Yesterday’s meeting between the executive team of ITA – Italia Trasporto Aereo, the Italian State’s airline startup – and union representatives did not end in an agreement.
This means that the hirings of an estimate of 2,800 workers for the startup, which will happen on October the 15th, will be set by ITA’s own rules, out of line with the national collective agreement. These are expected to start from tomorrow.
Alitalia workers had to participate in the same hiring process other workers have had, the absorption of ex-Alitalia employees into ITA is not assured.
According to sources cited by Il Sole 24 Ore business newspaper, the disagreement happened halfway in the two-hour meeting, the airline unilaterally proposing its own work contract. According to the unions, ITA’s payments could be down 38% versus Alitalia’s, with the largest reductions affecting especially flight crews.
Alitalia workers were waiting outside of the building, and reacted with frustration after the negotiations results were announced. The union representatives symbolically occupied the meeting room for six hours, and an air workers strike was announced for September 24th.
«The union organizations have decided on not abandoning the negotiations table», the unions said according to Corriere della Sera, until the company agrees to start a serious and constructive negotiation, devoid unilateral initiatives. The mobilization that will have to guarantee full levels of employment and the application of the collective work contract becomes, therefore, permanent».
In a press release also replicated by Corriere della Sera, ITA stated «the proposals received are not, unfortunately, acceptable and do not even constitute a basis for negotiation compatible with the complexity and timing of the challenge that the company must face in view of the start of operations in October 15. The proposals [are] […] above all, oriented towards a cost recovery that is inconsistent with the objective reality of the facts«.
The airline also reminded that «the success of ITA depends on an actual industrial discontinuity» and that the payments set will respect the minimum set by the collective convention.
Negotiations that happened the same day between unions and Italy’s Ministry of Labour have also finished without an agreement.

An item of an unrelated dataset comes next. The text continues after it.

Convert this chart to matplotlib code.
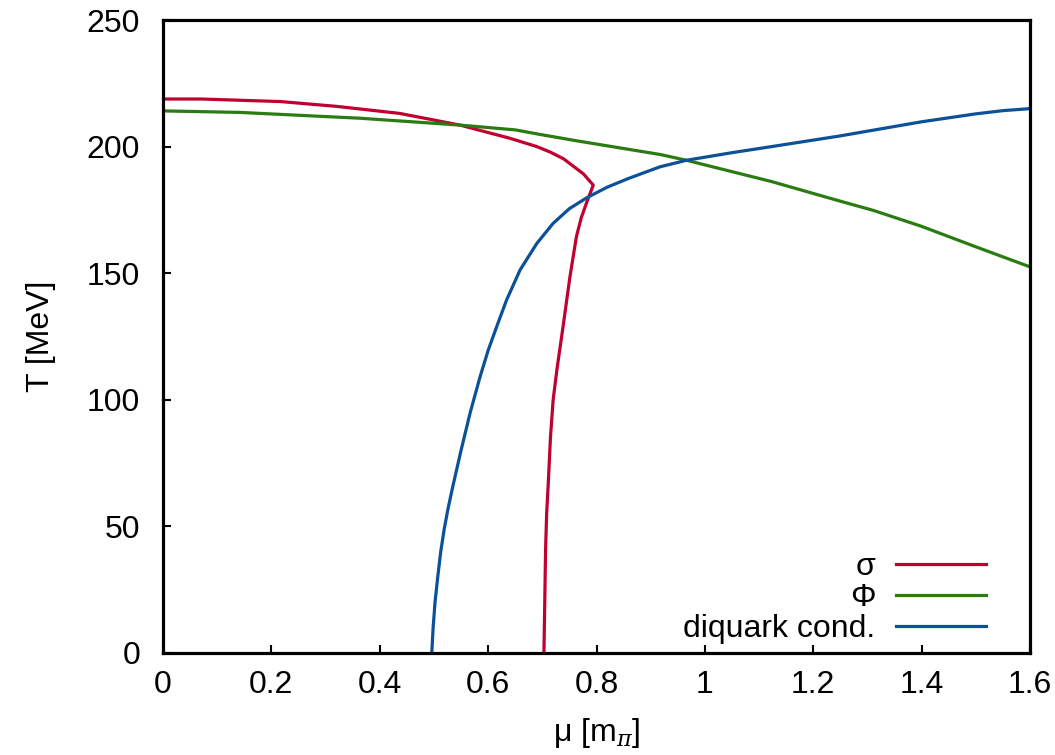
import numpy as np
import matplotlib
matplotlib.use('Agg')
import matplotlib.pyplot as plt

# sigma (chiral) transition line
sigma_mu = [0.0, 0.07, 0.216, 0.32, 0.437, 0.548, 0.640, 0.690, 0.715, 0.739, 0.757, 0.776,
            0.794, 0.782, 0.772, 0.763, 0.751, 0.739, 0.727, 0.720, 0.715, 0.711, 0.708,
            0.706, 0.7045, 0.703]
sigma_T = [218.8, 218.8, 217.8, 215.9, 213.1, 208.5, 203.3, 200.0, 197.8, 195.2, 192.3, 189.2,
           184.8, 178.0, 172.0, 164.5, 148.6, 130.0, 112.0, 100.0, 85.0, 67.0, 55.0,
           40.7, 20.0, 0.0]

# Polyakov loop (deconfinement) line
phi_mu = [0.0, 0.142, 0.364, 0.548, 0.65, 0.696, 0.763, 0.917, 0.966, 1.123, 1.249,
          1.311, 1.4, 1.499, 1.6]
phi_T = [214.1, 213.5, 211.2, 208.5, 206.6, 204.8, 202.3, 196.9, 194.6, 186.2, 178.5,
         174.8, 168.5, 160.5, 152.5]

# diquark condensation line
dq_mu = [0.496, 0.4985, 0.502, 0.507, 0.5125, 0.519, 0.526, 0.534, 0.550, 0.567, 0.585,
         0.600, 0.616, 0.634, 0.659, 0.690, 0.720, 0.750, 0.782, 0.820, 0.860, 0.917,
         0.966, 1.05, 1.123, 1.249, 1.311, 1.40, 1.499, 1.55, 1.6]
dq_T = [0.0, 10.0, 20.0, 30.0, 40.0, 49.0, 57.0, 65.0, 80.0, 95.0, 109.0,
        119.5, 129.0, 139.4, 151.3, 161.8, 169.7, 175.5, 179.8, 184.0, 187.5, 192.0,
        194.6, 197.6, 200.0, 204.2, 206.5, 209.8, 212.9, 214.2, 215.0]

x_ticks = [0, 0.2, 0.4, 0.6, 0.8, 1.0, 1.2, 1.4, 1.6]
x_ticklabels = ['0', '0.2', '0.4', '0.6', '0.8', '1', '1.2', '1.4', '1.6']
y_ticks = [0, 50, 100, 150, 200, 250]

plt.rcParams['font.family'] = ['Liberation Sans', 'DejaVu Sans']
plt.rcParams['mathtext.fontset'] = 'custom'
plt.rcParams['mathtext.it'] = 'DejaVu Serif:italic'
plt.rcParams['mathtext.rm'] = 'Liberation Sans'

fs = 23
fig = plt.figure(figsize=(10.55, 7.55), dpi=100)
ax = fig.add_axes([163 / 1055, 1 - 653 / 755, (1030 - 163) / 1055, (653 - 20) / 755])

ax.plot(sigma_mu, sigma_T, color='#c00030', lw=2.3, label='σ')
ax.plot(phi_mu, phi_T, color='#2a7b12', lw=2.3, label='Φ')
ax.plot(dq_mu, dq_T, color='#0b5198', lw=2.3, label='diquark cond.')

ax.set_xlim(0, 1.6)
ax.set_ylim(0, 250)
ax.set_xticks(x_ticks)
ax.set_xticklabels(x_ticklabels)
ax.set_yticks(y_ticks)
ax.tick_params(direction='in', length=6, width=1.5, labelsize=fs)
ax.tick_params(axis='y', pad=16.5)
ax.tick_params(axis='x', pad=12)
for s in ax.spines.values():
    s.set_linewidth(2.3)

ax.set_xlabel(r'μ [m$_\pi$]', fontsize=fs, labelpad=12)
ax.set_ylabel('T [MeV]', fontsize=fs, labelpad=22)

ax.legend(loc='lower right', markerfirst=False, frameon=False, fontsize=fs,
          handlelength=2.8, handletextpad=0.66, labelspacing=0.03,
          borderpad=0, borderaxespad=0,
          bbox_to_anchor=(0.949, 0.014))

fig.savefig('out.png', dpi=100)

Unions wanted the continuity of cassa integrazione payment (Italy’s wage guarantee payment) for Alitalia workers left without a job for the entire duration of the industrial plan of ITA, which ends in 2025. The Italian government only agreed to extend the payments for another year, starting September 22.
According to Economist Ugo Arrigo to Sky TG24 news channel, the cost of the operation to the Italian state could reach 2 billions euros for an estimate of 7,500 workers.